SHORT TASK »
Repeat exactly the lines running from the first line of the data to the line containing "21.3], [17.1, 18.9]];", both ends included, and nothing else; drop the pictures.

DATASET SECTION »
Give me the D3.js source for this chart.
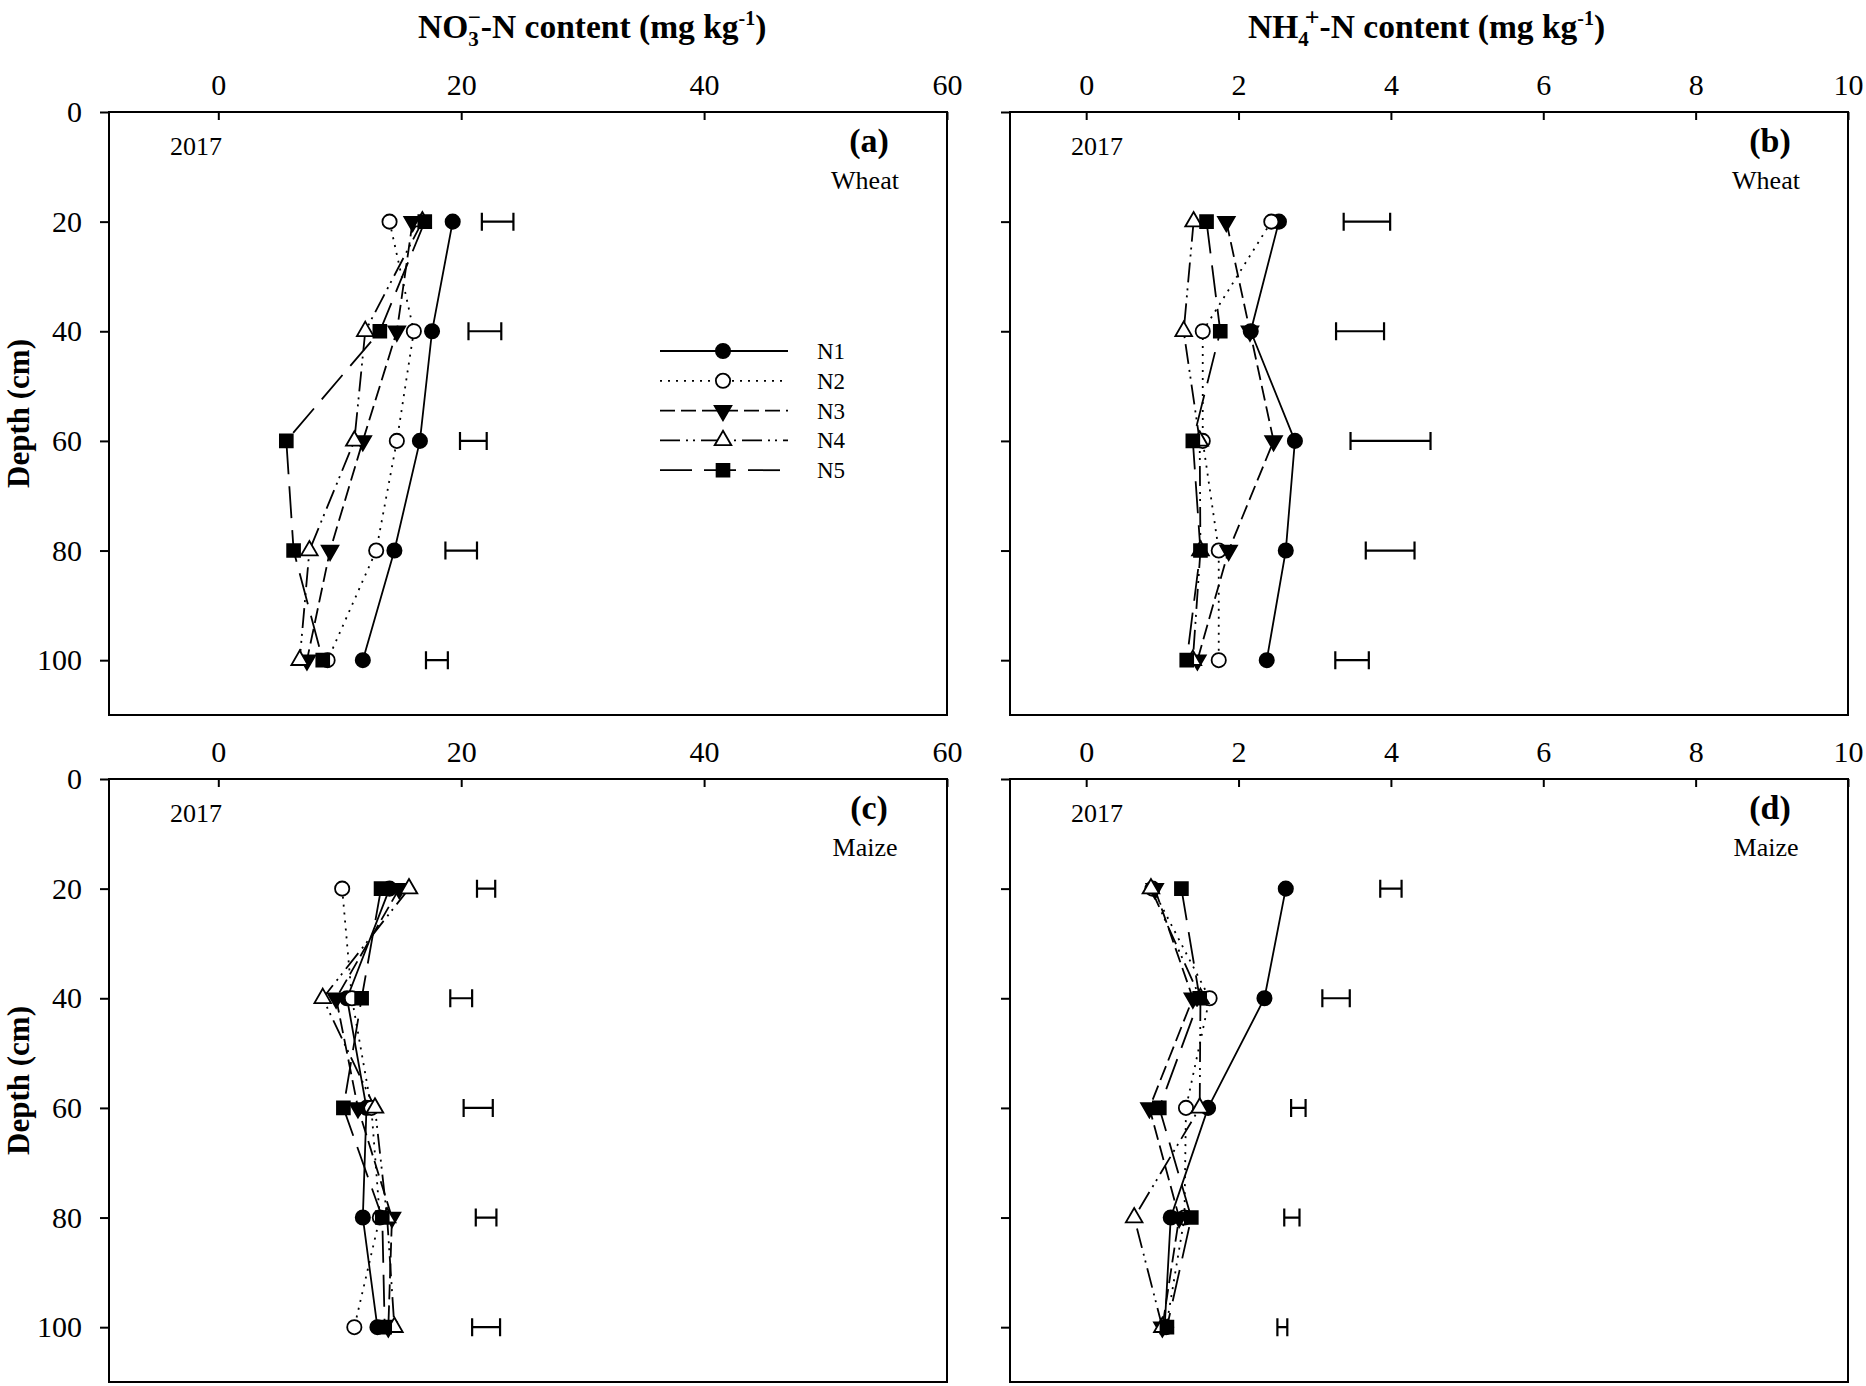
<!DOCTYPE html>
<html>
<head>
<meta charset="utf-8">
<script src="https://cdn.jsdelivr.net/npm/d3@7"></script>
<style>
  body { margin: 0; background: #fff; }
  text { font-family: "Liberation Serif", "Times New Roman", serif; fill: #000; }
</style>
</head>
<body>
<script>
// depth levels (cm) and treatment names
var depths = [20, 40, 60, 80, 100];
var treatments = ["N1", "N2", "N3", "N4", "N5"];

var no3Ticks = [0, 20, 40, 60];
var nh4Ticks = [0, 2, 4, 6, 8, 10];
var depthTicks = [0, 20, 40, 60, 80, 100];

// NO3--N, wheat (a): one row per treatment, values at each depth
var no3Wheat = [
    [19.3, 17.6, 16.6, 14.5, 11.9],
    [14.1, 16.1, 14.7, 13.0, 9.0],
    [16.0, 14.7, 11.9, 9.2, 7.3],
    [16.8, 12.1, 11.2, 7.5, 6.7],
    [17.0, 13.3, 5.6, 6.2, 8.6]
];
var no3WheatLsd = [[21.7, 24.3], [20.6, 23.3], [19.9, 22.1], [18.7, 21.3], [17.1, 18.9]];

// NH4+-N, wheat (b)
var nh4Wheat = [
    [2.53, 2.16, 2.74, 2.62, 2.37],
    [2.43, 1.53, 1.53, 1.74, 1.74],
    [1.84, 2.15, 2.46, 1.87, 1.46],
    [1.41, 1.28, 1.49, 1.50, 1.40],
    [1.58, 1.76, 1.40, 1.50, 1.32]
];
var nh4WheatLsd = [[3.38, 3.99], [3.28, 3.91], [3.47, 4.52], [3.67, 4.31], [3.27, 3.71]];

// NO3--N, maize (c)
var no3Maize = [
    [14.1, 10.6, 12.2, 11.9, 13.1],
    [10.2, 11.0, 12.6, 13.3, 11.2],
    [14.9, 9.7, 11.5, 14.3, 14.0],
    [15.7, 8.6, 12.9, 13.9, 14.5],
    [13.4, 11.8, 10.3, 13.5, 13.7]
];
var no3MaizeLsd = [[21.3, 22.8], [19.1, 20.9], [20.2, 22.6], [21.2, 22.9], [20.9, 23.2]];

// NH4+-N, maize (d)
var nh4Maize = [
    [2.62, 2.34, 1.60, 1.11, 1.03],
    [0.87, 1.62, 1.31, 1.29, 1.05],
    [0.90, 1.40, 0.83, 1.22, 1.00],
    [0.85, 1.50, 1.49, 0.63, 1.00],
    [1.25, 1.49, 0.96, 1.38, 1.06]
];
var nh4MaizeLsd = [[3.86, 4.14], [3.10, 3.46], [2.69, 2.88], [2.60, 2.80], [2.51, 2.64]];

var w = 1866, h = 1386;
var svg = d3.select("body").append("svg").attr("width", w).attr("height", h);
svg.append("rect").attr("width", w).attr("height", h).attr("fill", "#fff");

// line and marker style per treatment
var dashes = [null, "2,6", "15,6", "20,6,2,5,2,6", "32,12"];
var symbols = [
    { type: d3.symbolCircle, size: 160, fill: "#000", rot: 0 },
    { type: d3.symbolCircle, size: 160, fill: "#fff", rot: 0 },
    { type: d3.symbolTriangle, size: 120, fill: "#000", rot: 180 },
    { type: d3.symbolTriangle, size: 120, fill: "#fff", rot: 0 },
    { type: d3.symbolSquare, size: 165, fill: "#000", rot: 0 }
];

var colA = [109, 947], colB = [1010, 1848];
var rowTop = [112, 779];
var plotH = 603;

var panels = [
    { cols: colA, top: rowTop[0], dom: [-9, 60], ticks: no3Ticks, vals: no3Wheat, lsd: no3WheatLsd, tag: "(a)", crop: "Wheat", ylab: true, legend: true },
    { cols: colB, top: rowTop[0], dom: [-1, 10], ticks: nh4Ticks, vals: nh4Wheat, lsd: nh4WheatLsd, tag: "(b)", crop: "Wheat", ylab: false, legend: false },
    { cols: colA, top: rowTop[1], dom: [-9, 60], ticks: no3Ticks, vals: no3Maize, lsd: no3MaizeLsd, tag: "(c)", crop: "Maize", ylab: true, legend: false },
    { cols: colB, top: rowTop[1], dom: [-1, 10], ticks: nh4Ticks, vals: nh4Maize, lsd: nh4MaizeLsd, tag: "(d)", crop: "Maize", ylab: false, legend: false }
];

function marker(g, i, x, y) {
    var s = symbols[i];
    g.append("path")
        .attr("d", d3.symbol().type(s.type).size(s.size)())
        .attr("transform", "translate(" + x + "," + y + ") rotate(" + s.rot + ")")
        .attr("fill", s.fill)
        .attr("stroke", "#000")
        .attr("stroke-width", 1.8);
}

panels.forEach(function (p) {
    var xScale = d3.scaleLinear().domain(p.dom).range(p.cols);
    var yScale = d3.scaleLinear().domain([0, 110]).range([p.top, p.top + plotH]);
    var g = svg.append("g");

    // top axis, ticks pointing inward
    var xAxis = d3.axisTop(xScale).tickValues(p.ticks).tickSize(-8).tickSizeOuter(0).tickPadding(17);
    var gx = g.append("g").attr("transform", "translate(0," + p.top + ")").call(xAxis);
    gx.select(".domain").remove();
    gx.selectAll("line").attr("stroke-width", 2);
    gx.selectAll("text").attr("font-size", "30px").style("font-family", "Liberation Serif");

    // left axis, ticks pointing outward
    var yAxis = d3.axisLeft(yScale).tickValues(depthTicks).tickSize(9).tickSizeOuter(0).tickPadding(18);
    if (!p.ylab) yAxis.tickFormat("");
    var gy = g.append("g").attr("transform", "translate(" + p.cols[0] + ",0)").call(yAxis);
    gy.select(".domain").remove();
    gy.selectAll("line").attr("stroke-width", 2);
    gy.selectAll("text").attr("font-size", "30px").style("font-family", "Liberation Serif");

    // frame
    g.append("rect")
        .attr("x", p.cols[0]).attr("y", p.top)
        .attr("width", p.cols[1] - p.cols[0]).attr("height", plotH)
        .attr("fill", "none").attr("stroke", "#000").attr("stroke-width", 2);

    // annotations
    g.append("text").attr("x", p.cols[0] + 87).attr("y", p.top + 43)
        .attr("text-anchor", "middle").attr("font-size", "26px").text("2017");
    g.append("text").attr("x", p.cols[1] - 78).attr("y", p.top + 40)
        .attr("text-anchor", "middle").attr("font-size", "34px").attr("font-weight", "bold").text(p.tag);
    g.append("text").attr("x", p.cols[1] - 82).attr("y", p.top + 77)
        .attr("text-anchor", "middle").attr("font-size", "26px").text(p.crop);

    // LSD bars
    p.lsd.forEach(function (b, j) {
        var y = yScale(depths[j]), x1 = xScale(b[0]), x2 = xScale(b[1]);
        g.append("path")
            .attr("d", "M" + x1 + "," + y + "H" + x2 + "M" + x1 + "," + (y - 9) + "V" + (y + 9) + "M" + x2 + "," + (y - 9) + "V" + (y + 9))
            .attr("fill", "none").attr("stroke", "#000").attr("stroke-width", 2.2);
    });

    // profile lines
    var line = d3.line()
        .x(function (d) { return xScale(d[0]); })
        .y(function (d) { return yScale(d[1]); });
    p.vals.forEach(function (vals, i) {
        g.append("path")
            .attr("d", line(vals.map(function (v, j) { return [v, depths[j]]; })))
            .attr("fill", "none").attr("stroke", "#000").attr("stroke-width", 1.8)
            .attr("stroke-dasharray", dashes[i]);
    });
    p.vals.forEach(function (vals, i) {
        vals.forEach(function (v, j) { marker(g, i, xScale(v), yScale(depths[j])); });
    });

    // legend (panel a only)
    if (p.legend) {
        treatments.forEach(function (name, i) {
            var ly = 351 + i * 29.8;
            g.append("line").attr("x1", 660).attr("x2", 788).attr("y1", ly).attr("y2", ly)
                .attr("stroke", "#000").attr("stroke-width", 1.8).attr("stroke-dasharray", dashes[i]);
            marker(g, i, 723, ly);
            g.append("text").attr("x", 817).attr("y", ly).attr("dy", "0.35em")
                .attr("font-size", "23px").text(name);
        });
    }

    // depth label
    if (p.ylab) {
        g.append("text")
            .attr("transform", "translate(29," + (p.top + plotH / 2) + ") rotate(-90)")
            .attr("text-anchor", "middle").attr("font-size", "31px").attr("font-weight", "bold")
            .text("Depth (cm)");
    }
});

// column titles
var t1 = svg.append("text").attr("x", 418).attr("y", 38)
    .attr("font-size", "33.5px").attr("font-weight", "bold");
t1.append("tspan").text("NO");
t1.append("tspan").attr("font-size", "21px").attr("dy", 8).text("3");
t1.append("tspan").attr("font-size", "23px").attr("dx", -11).attr("dy", -21).text("\u2212");
t1.append("tspan").attr("dy", 13).text("-N content (mg kg");
t1.append("tspan").attr("font-size", "20px").attr("dy", -13).text("-1");
t1.append("tspan").attr("dy", 13).text(")");

var t2 = svg.append("text").attr("x", 1248).attr("y", 38)
    .attr("font-size", "33.5px").attr("font-weight", "bold");
t2.append("tspan").text("NH");
t2.append("tspan").attr("font-size", "21px").attr("dy", 8).text("4");
t2.append("tspan").attr("font-size", "26px").attr("dx", -4).attr("dy", -20).text("+");
t2.append("tspan").attr("dy", 12).text("-N content (mg kg");
t2.append("tspan").attr("font-size", "20px").attr("dy", -13).text("-1");
t2.append("tspan").attr("dy", 13).text(")");
</script>
</body>
</html>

RESPONSE TO THE EXERCISE »
Give me the D3.js source for this chart.
<!DOCTYPE html>
<html>
<head>
<meta charset="utf-8">
<script src="https://cdn.jsdelivr.net/npm/d3@7"></script>
<style>
  body { margin: 0; background: #fff; }
  text { font-family: "Liberation Serif", "Times New Roman", serif; fill: #000; }
</style>
</head>
<body>
<script>
// depth levels (cm) and treatment names
var depths = [20, 40, 60, 80, 100];
var treatments = ["N1", "N2", "N3", "N4", "N5"];

var no3Ticks = [0, 20, 40, 60];
var nh4Ticks = [0, 2, 4, 6, 8, 10];
var depthTicks = [0, 20, 40, 60, 80, 100];

// NO3--N, wheat (a): one row per treatment, values at each depth
var no3Wheat = [
    [19.3, 17.6, 16.6, 14.5, 11.9],
    [14.1, 16.1, 14.7, 13.0, 9.0],
    [16.0, 14.7, 11.9, 9.2, 7.3],
    [16.8, 12.1, 11.2, 7.5, 6.7],
    [17.0, 13.3, 5.6, 6.2, 8.6]
];
var no3WheatLsd = [[21.7, 24.3], [20.6, 23.3], [19.9, 22.1], [18.7, 21.3], [17.1, 18.9]];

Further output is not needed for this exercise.